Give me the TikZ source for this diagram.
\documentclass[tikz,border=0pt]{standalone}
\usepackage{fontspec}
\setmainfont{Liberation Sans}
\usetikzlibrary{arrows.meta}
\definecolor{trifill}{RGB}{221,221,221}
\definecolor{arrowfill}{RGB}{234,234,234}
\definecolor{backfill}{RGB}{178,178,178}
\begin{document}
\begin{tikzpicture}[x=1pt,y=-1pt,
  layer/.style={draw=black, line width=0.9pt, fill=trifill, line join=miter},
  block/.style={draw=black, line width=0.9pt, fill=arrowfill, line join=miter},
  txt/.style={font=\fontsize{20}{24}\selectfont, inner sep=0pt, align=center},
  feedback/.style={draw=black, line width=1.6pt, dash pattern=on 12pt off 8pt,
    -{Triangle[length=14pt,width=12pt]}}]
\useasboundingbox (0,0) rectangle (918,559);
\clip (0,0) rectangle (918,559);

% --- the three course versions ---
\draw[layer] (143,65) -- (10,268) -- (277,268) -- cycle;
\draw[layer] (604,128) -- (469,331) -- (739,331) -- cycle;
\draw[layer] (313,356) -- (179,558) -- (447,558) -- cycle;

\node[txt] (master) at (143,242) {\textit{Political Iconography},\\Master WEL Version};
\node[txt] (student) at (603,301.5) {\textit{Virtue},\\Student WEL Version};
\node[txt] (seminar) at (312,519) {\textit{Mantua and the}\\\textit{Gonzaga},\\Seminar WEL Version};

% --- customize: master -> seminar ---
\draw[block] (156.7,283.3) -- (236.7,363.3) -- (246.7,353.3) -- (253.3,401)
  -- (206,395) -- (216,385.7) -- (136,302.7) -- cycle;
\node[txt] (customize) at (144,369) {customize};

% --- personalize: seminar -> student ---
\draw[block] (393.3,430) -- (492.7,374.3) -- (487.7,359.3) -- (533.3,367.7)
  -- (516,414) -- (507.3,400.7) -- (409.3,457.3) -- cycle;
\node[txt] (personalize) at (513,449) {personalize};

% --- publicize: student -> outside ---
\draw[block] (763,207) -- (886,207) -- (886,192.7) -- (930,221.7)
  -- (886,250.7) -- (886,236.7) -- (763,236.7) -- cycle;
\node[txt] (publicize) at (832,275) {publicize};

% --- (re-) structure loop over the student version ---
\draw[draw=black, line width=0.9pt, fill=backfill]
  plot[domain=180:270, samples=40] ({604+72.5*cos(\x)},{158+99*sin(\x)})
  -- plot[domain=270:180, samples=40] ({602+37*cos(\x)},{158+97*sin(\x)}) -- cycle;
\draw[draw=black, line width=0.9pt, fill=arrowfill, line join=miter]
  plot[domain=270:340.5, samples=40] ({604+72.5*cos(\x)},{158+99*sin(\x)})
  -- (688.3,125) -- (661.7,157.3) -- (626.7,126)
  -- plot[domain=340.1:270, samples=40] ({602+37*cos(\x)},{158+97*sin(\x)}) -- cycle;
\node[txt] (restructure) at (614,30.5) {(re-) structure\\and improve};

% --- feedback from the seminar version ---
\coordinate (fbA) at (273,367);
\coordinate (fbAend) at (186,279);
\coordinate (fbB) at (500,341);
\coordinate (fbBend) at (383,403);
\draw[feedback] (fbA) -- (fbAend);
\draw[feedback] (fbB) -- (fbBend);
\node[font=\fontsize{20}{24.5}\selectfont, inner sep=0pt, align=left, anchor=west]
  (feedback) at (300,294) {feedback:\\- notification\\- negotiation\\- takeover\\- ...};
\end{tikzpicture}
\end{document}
·····
**Your goal**
The lines from the top of the data above down to the line containing "(447,558) -- cycle;" are to be copied exactly; no other line should appear.

**Result below**
Give me the TikZ source for this diagram.
\documentclass[tikz,border=0pt]{standalone}
\usepackage{fontspec}
\setmainfont{Liberation Sans}
\usetikzlibrary{arrows.meta}
\definecolor{trifill}{RGB}{221,221,221}
\definecolor{arrowfill}{RGB}{234,234,234}
\definecolor{backfill}{RGB}{178,178,178}
\begin{document}
\begin{tikzpicture}[x=1pt,y=-1pt,
  layer/.style={draw=black, line width=0.9pt, fill=trifill, line join=miter},
  block/.style={draw=black, line width=0.9pt, fill=arrowfill, line join=miter},
  txt/.style={font=\fontsize{20}{24}\selectfont, inner sep=0pt, align=center},
  feedback/.style={draw=black, line width=1.6pt, dash pattern=on 12pt off 8pt,
    -{Triangle[length=14pt,width=12pt]}}]
\useasboundingbox (0,0) rectangle (918,559);
\clip (0,0) rectangle (918,559);

% --- the three course versions ---
\draw[layer] (143,65) -- (10,268) -- (277,268) -- cycle;
\draw[layer] (604,128) -- (469,331) -- (739,331) -- cycle;
\draw[layer] (313,356) -- (179,558) -- (447,558) -- cycle;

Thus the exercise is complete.